The Wind

by Jumat, 10 April 2015

Angin mulai masuk dengan kasarnya kedalam kupingku. Angin itu seakan-akan menyumbat semua yang ingin aku dengar. Angin itu membuat aku ingin mengeluarkan apapun yang ada di dalam hatiku, aku ingin teriak dan berkata “Angin kumohon pergilah dari hadapanku, pergilah jauh, pergilah bersama orang-orang yang menyukaimu dan itu bukan aku”. Ya, aku si pembenci angin itu, dia yang selalu membuat aku menjadi patung yang hanya dia sentuh ketika aku dibutuhkan, dan aku dipermalukan ketika aku tidak menarik.

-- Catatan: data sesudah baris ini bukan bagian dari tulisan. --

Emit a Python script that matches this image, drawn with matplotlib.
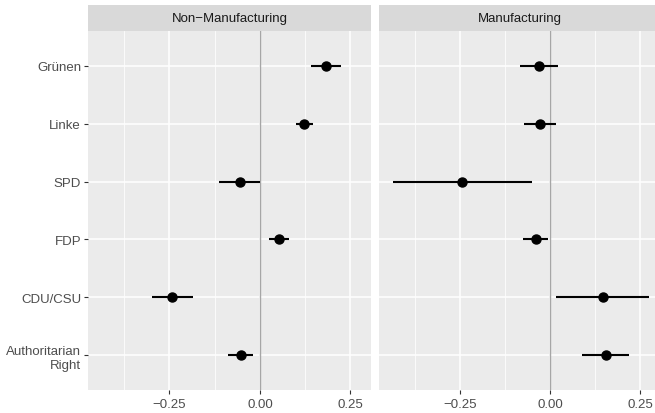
import matplotlib
matplotlib.use("Agg")
import matplotlib.pyplot as plt
import numpy as np

plt.rcParams['font.family'] = ['Liberation Sans', 'DejaVu Sans']

categories = ["Authoritarian\nRight", "CDU/CSU", "FDP", "SPD", "Linke", "Grünen"]
facets = ["Non\u2212Manufacturing", "Manufacturing"]

nonman_est = [-0.053, -0.242, 0.052, -0.055, 0.121, 0.182]
nonman_lo = [-0.088, -0.299, 0.026, -0.113, 0.099, 0.141]
nonman_hi = [-0.020, -0.184, 0.081, 0.000, 0.146, 0.223]

man_est = [0.154, 0.145, -0.041, -0.244, -0.028, -0.030]
man_lo = [0.087, 0.016, -0.077, -0.436, -0.073, -0.084]
man_hi = [0.219, 0.273, -0.005, -0.052, 0.016, 0.021]

xticks = [-0.25, 0.0, 0.25]
xticklabels = ["\u22120.25", "0.00", "0.25"]
xminor = [-0.375, -0.125, 0.125]

W, H = 655, 414
fig = plt.figure(figsize=(W / 100, H / 100), dpi=100)
fig.patch.set_facecolor("white")

panel_top, panel_bot = 32, 391
strip_top = 6
panels = [(88, 371), (379, 661)]
data = [(nonman_est, nonman_lo, nonman_hi), (man_est, man_lo, man_hi)]
xlim = (-0.475, 0.307)

y = np.arange(1, len(categories) + 1)

for i, ((x0, x1), (est, lo, hi), title) in enumerate(zip(panels, data, facets)):
    ax = fig.add_axes([x0 / W, 1 - panel_bot / H, (x1 - x0) / W, (panel_bot - panel_top) / H])
    ax.set_facecolor("#EBEBEB")
    for s in ax.spines.values():
        s.set_visible(False)
    ax.set_xlim(*xlim)
    ax.set_ylim(0.4, 6.6)
    ax.set_axisbelow(True)
    for xv in xticks:
        ax.axvline(xv, color="white", lw=1.1, zorder=0)
    for xv in xminor:
        ax.axvline(xv, color="white", lw=0.55, zorder=0)
    for yv in y:
        ax.axhline(yv, color="white", lw=1.1, zorder=0)
    ax.axvline(0, color="#A6A6A6", lw=1.0, zorder=1)
    ax.hlines(y, lo, hi, color="black", lw=1.5, zorder=2)
    ax.plot(est, y, "o", color="black", ms=6.5, zorder=3)
    ax.set_xticks(xticks)
    ax.set_xticklabels(xticklabels)
    ax.set_yticks(y)
    if i == 0:
        ax.set_yticklabels(categories, ha="right")
    else:
        ax.set_yticklabels([])
    ax.tick_params(axis="both", colors="#333333", length=3, width=0.8,
                   labelcolor="#4D4D4D", labelsize=9.5, pad=2)
    ax.tick_params(axis="x", pad=3)
    ax.tick_params(axis="y", left=(i == 0), labelleft=(i == 0))

    sax = fig.add_axes([x0 / W, 1 - panel_top / H, (x1 - x0) / W, (panel_top - strip_top) / H])
    sax.set_facecolor("#D9D9D9")
    for s in sax.spines.values():
        s.set_visible(False)
    sax.set_xticks([])
    sax.set_yticks([])
    cx = 0.5 if i == 0 else ((x0 + x1) / 2) / ((x0 + x1) / 2)
    sax.text(0.5, 0.5, title, ha="center", va="center", fontsize=9.5, color="#1A1A1A",
             transform=sax.transAxes)

fig.savefig("out.png", dpi=100)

Aku membencinya, dia menjadi tebing antara aku dengan dunia ini.
Aku sungguh muak, aku ingin berlari tapi aku tak punya sepatu yang kuat, aku ingin pergi tapi aku tak punya rumah untuk pulang, aku ingin menangis tapi aku tau aku punya tujuan, aku ingin berdiam diri tapi aku tau itu tidak akan membuat ku maju, aku ingin bebas tapi aku tau ini dunia dimana “angin-angin” berhembus dengan kencangnya dan membuat dinding2 yang sulit untuk aku lewati. Aku mungkin hanya bisa menulis tulisan ini, aku hanya melihat monitor dan jari2ku bergerak, tapi dibalik itu semua, perasaanku, otakku, matakku, semua anggota tubuhku kaku, hatiku hancur ! sakit ! mataku tidak kuat menahan air mata yang keluar, jari2ku seakan2 menari entah apa yang aku tulis, kakiku ! ya kakiku ! sulit berlari karna ia lelah aku terus ajak melihat dunia yang banyak tebing2, dan perutku seakan2 keram, ia tidak bisa menemukan makanan apa yang harus ia cerna karna makanan2 yang masuk adalah makanan2 yang tidak bisa ia terima, kecuali segelas air putih yang mampu membuat ia tenang.

Ini hari dimana aku harus berlari, walau aku tau ketika aku berlari aku harus menemukan sepatu yang mampu membuatku mencapai tujuanku, dan aku harus bersiap menghadapi angin2 itu. Karna ketika aku berlari kencang, angin akan semakin banyak masuk kedalamku.